IF you live in a retirement village or caravan park, you are likely to get your electricity, gas and water through what is known as embedded networks. An embedded network is a network run not by an energy company but the owner or operator of a retirement village or caravan park. The owner or operator is known as an exempt seller.
Some apartment complexes are also supplied through embedded networks, although they are usually not.
Embedded networks are estimated to serve close to half a million people in Australia.
If you are in an embedded network, you can buy your electricity from either an authorised energy retailer or an exempt seller. However, customers in an embedded network may have difficulty buying energy from a seller other than from the exempt seller. This is because of the way the network has been wired or because energy retailers may not want to sell to a customer inside an embedded network.
The Australian Energy Market Commission (AEMC) has recently completed a regulatory review for embedded electricity networks.
The AEMC found many customers have been subject to poor service, price gouging and difficulty leaving embedded networks for better retail offers.
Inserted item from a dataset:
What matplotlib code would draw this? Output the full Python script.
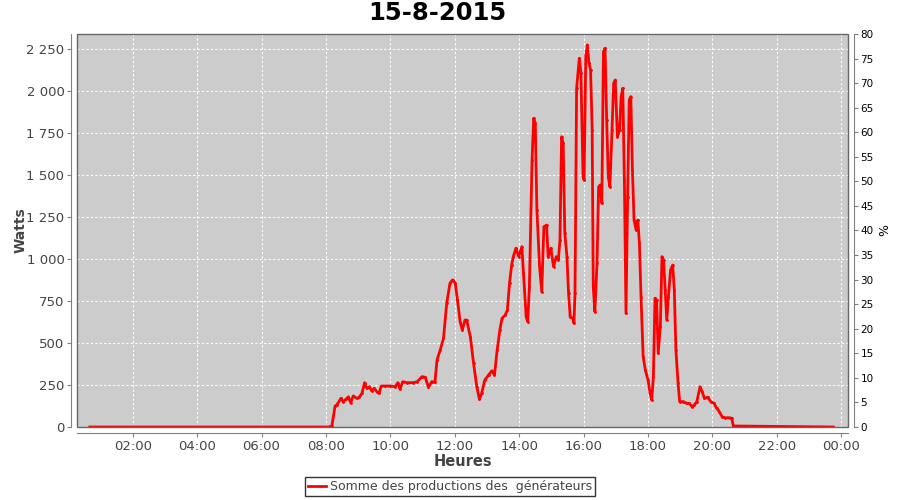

An extreme example of poor service is not notifying life support customers of upcoming energy supply interruptions: there is no rule that says that notification has to be given.
The AEMC has recommended a number of changes to support the needs of consumers rather than the business model of suppliers.
Network charges should be capped at a level no greater than what a customer could receive from a local network.
Protections in areas such as billing information, payment options and notification of planned outages should be improved.
It should be made easier for authorised energy retailers to compete in embedded networks in order to give customers more competitively-priced choices.
The Coalition of Australian Governments (COAG) Energy Council will now review the AEMC’s recommendations and decide on changes to electricity and energy retail laws.